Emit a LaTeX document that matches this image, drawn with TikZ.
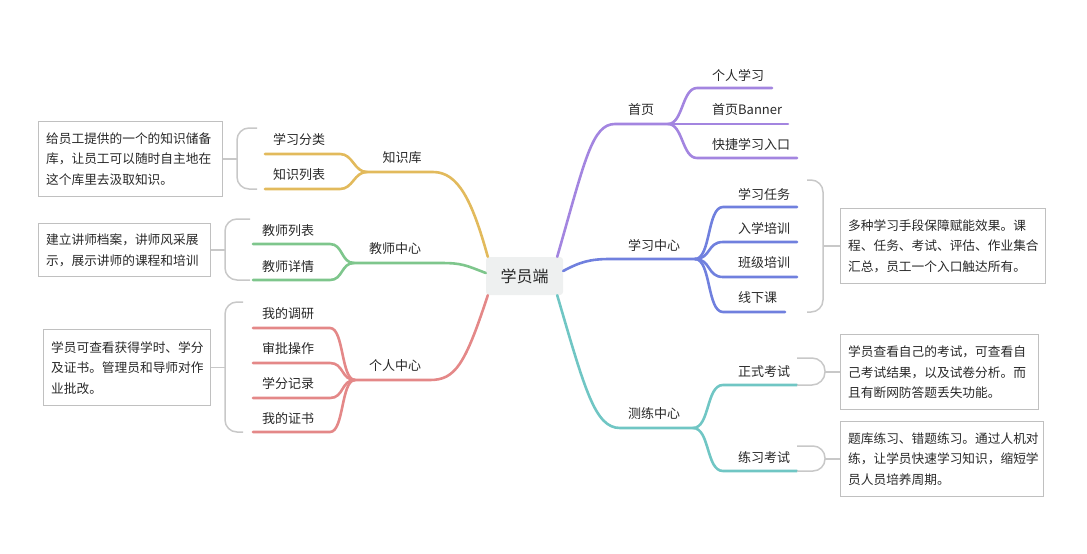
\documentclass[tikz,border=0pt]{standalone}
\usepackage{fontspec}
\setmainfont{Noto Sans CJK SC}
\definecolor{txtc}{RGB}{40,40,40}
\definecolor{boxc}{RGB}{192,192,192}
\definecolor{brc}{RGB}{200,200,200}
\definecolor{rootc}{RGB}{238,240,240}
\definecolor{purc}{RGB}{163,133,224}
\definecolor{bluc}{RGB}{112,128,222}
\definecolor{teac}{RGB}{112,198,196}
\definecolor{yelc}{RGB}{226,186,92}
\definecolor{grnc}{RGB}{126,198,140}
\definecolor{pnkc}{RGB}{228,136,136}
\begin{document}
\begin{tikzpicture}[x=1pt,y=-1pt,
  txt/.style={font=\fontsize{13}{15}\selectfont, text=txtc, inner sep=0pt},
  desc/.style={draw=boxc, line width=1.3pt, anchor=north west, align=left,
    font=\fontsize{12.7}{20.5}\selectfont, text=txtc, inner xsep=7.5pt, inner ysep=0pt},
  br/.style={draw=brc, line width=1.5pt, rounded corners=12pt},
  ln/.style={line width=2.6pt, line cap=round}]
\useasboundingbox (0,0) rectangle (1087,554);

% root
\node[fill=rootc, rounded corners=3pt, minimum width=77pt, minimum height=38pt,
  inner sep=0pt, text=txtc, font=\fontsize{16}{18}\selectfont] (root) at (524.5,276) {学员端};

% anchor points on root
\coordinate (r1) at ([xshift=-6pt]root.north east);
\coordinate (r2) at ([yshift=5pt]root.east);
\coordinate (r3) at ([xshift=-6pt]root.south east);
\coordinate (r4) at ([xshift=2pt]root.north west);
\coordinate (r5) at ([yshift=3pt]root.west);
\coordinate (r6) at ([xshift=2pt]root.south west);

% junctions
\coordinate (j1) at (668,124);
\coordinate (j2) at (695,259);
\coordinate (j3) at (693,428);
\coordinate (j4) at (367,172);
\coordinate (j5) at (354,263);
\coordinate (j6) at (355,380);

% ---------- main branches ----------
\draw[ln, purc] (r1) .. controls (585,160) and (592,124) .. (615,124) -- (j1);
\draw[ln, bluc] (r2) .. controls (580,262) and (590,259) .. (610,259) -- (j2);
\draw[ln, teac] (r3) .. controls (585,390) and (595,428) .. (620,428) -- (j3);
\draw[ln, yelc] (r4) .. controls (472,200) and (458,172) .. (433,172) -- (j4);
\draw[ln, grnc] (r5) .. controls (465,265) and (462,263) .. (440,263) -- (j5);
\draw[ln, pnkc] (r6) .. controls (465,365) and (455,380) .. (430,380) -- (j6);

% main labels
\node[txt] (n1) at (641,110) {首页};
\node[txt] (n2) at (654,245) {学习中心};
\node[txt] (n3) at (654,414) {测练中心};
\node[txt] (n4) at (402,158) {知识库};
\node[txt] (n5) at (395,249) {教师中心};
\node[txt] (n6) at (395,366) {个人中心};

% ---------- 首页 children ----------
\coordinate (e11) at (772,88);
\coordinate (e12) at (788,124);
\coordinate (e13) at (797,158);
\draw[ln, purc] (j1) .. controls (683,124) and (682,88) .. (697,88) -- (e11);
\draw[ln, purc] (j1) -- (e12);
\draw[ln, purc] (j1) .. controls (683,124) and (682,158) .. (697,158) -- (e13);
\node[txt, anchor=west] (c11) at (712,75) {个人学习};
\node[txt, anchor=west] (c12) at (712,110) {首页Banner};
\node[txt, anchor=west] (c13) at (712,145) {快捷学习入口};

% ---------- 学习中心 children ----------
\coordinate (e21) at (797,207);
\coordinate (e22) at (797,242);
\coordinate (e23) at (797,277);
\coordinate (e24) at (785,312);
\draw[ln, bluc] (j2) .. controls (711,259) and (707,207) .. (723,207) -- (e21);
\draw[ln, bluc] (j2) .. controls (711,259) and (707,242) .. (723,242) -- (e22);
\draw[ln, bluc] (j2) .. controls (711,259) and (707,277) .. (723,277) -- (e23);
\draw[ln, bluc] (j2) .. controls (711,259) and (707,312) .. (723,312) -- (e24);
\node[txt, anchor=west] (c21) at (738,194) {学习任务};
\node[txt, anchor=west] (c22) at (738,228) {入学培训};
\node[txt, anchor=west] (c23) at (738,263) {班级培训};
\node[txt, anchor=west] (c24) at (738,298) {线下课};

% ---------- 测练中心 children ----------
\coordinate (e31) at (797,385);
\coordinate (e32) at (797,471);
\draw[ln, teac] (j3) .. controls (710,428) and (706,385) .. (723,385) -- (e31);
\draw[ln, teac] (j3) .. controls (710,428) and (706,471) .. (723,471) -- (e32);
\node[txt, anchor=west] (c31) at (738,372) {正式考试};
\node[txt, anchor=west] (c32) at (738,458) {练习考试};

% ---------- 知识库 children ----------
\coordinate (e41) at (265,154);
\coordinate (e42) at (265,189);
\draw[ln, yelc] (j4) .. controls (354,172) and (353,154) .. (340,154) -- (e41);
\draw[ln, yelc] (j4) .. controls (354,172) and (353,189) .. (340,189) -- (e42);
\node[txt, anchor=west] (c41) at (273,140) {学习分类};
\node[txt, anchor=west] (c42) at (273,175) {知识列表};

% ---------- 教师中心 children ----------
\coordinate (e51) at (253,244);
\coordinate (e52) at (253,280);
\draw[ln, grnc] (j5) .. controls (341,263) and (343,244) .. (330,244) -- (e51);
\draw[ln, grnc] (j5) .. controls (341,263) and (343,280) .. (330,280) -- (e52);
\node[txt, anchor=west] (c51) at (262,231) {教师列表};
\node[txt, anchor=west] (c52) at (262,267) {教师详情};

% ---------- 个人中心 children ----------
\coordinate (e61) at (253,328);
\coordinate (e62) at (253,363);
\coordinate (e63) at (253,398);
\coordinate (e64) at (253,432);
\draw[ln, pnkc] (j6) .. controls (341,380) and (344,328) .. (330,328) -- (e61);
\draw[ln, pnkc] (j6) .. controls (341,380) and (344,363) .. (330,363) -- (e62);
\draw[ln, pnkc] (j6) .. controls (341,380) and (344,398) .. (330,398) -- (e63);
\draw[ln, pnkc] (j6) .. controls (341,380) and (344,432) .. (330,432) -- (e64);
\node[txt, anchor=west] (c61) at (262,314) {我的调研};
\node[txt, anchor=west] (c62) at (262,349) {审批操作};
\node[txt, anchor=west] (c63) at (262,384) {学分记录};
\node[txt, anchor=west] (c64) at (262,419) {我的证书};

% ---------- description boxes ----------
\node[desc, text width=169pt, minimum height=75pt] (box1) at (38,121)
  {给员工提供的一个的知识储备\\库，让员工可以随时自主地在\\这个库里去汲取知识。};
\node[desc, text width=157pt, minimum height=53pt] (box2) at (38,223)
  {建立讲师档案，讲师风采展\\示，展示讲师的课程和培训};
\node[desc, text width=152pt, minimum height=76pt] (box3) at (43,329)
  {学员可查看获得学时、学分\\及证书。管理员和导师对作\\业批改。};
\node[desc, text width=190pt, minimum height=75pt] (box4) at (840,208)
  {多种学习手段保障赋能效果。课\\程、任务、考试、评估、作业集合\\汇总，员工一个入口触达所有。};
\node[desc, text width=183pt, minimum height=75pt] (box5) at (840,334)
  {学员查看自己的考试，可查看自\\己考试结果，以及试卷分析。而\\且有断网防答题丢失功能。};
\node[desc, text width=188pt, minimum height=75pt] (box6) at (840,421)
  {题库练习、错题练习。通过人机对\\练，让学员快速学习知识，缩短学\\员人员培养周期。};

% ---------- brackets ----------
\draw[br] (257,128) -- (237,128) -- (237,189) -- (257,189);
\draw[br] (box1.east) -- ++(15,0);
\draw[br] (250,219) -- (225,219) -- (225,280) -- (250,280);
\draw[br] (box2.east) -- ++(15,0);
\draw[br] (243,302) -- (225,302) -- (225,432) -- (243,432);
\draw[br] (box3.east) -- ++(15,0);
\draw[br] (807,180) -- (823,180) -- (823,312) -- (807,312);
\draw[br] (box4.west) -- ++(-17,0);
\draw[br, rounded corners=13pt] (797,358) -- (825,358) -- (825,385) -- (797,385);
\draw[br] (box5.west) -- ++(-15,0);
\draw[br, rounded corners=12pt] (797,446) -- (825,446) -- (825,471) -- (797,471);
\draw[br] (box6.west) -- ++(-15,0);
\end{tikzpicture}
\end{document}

++++++++

Exercise goal:
Write out nothing but the lines from the start of the data through the line with "(j6) at (355,380);". Leave out the pictures.

Finished exercise:
Emit a LaTeX document that matches this image, drawn with TikZ.
\documentclass[tikz,border=0pt]{standalone}
\usepackage{fontspec}
\setmainfont{Noto Sans CJK SC}
\definecolor{txtc}{RGB}{40,40,40}
\definecolor{boxc}{RGB}{192,192,192}
\definecolor{brc}{RGB}{200,200,200}
\definecolor{rootc}{RGB}{238,240,240}
\definecolor{purc}{RGB}{163,133,224}
\definecolor{bluc}{RGB}{112,128,222}
\definecolor{teac}{RGB}{112,198,196}
\definecolor{yelc}{RGB}{226,186,92}
\definecolor{grnc}{RGB}{126,198,140}
\definecolor{pnkc}{RGB}{228,136,136}
\begin{document}
\begin{tikzpicture}[x=1pt,y=-1pt,
  txt/.style={font=\fontsize{13}{15}\selectfont, text=txtc, inner sep=0pt},
  desc/.style={draw=boxc, line width=1.3pt, anchor=north west, align=left,
    font=\fontsize{12.7}{20.5}\selectfont, text=txtc, inner xsep=7.5pt, inner ysep=0pt},
  br/.style={draw=brc, line width=1.5pt, rounded corners=12pt},
  ln/.style={line width=2.6pt, line cap=round}]
\useasboundingbox (0,0) rectangle (1087,554);

% root
\node[fill=rootc, rounded corners=3pt, minimum width=77pt, minimum height=38pt,
  inner sep=0pt, text=txtc, font=\fontsize{16}{18}\selectfont] (root) at (524.5,276) {学员端};

% anchor points on root
\coordinate (r1) at ([xshift=-6pt]root.north east);
\coordinate (r2) at ([yshift=5pt]root.east);
\coordinate (r3) at ([xshift=-6pt]root.south east);
\coordinate (r4) at ([xshift=2pt]root.north west);
\coordinate (r5) at ([yshift=3pt]root.west);
\coordinate (r6) at ([xshift=2pt]root.south west);

% junctions
\coordinate (j1) at (668,124);
\coordinate (j2) at (695,259);
\coordinate (j3) at (693,428);
\coordinate (j4) at (367,172);
\coordinate (j5) at (354,263);
\coordinate (j6) at (355,380);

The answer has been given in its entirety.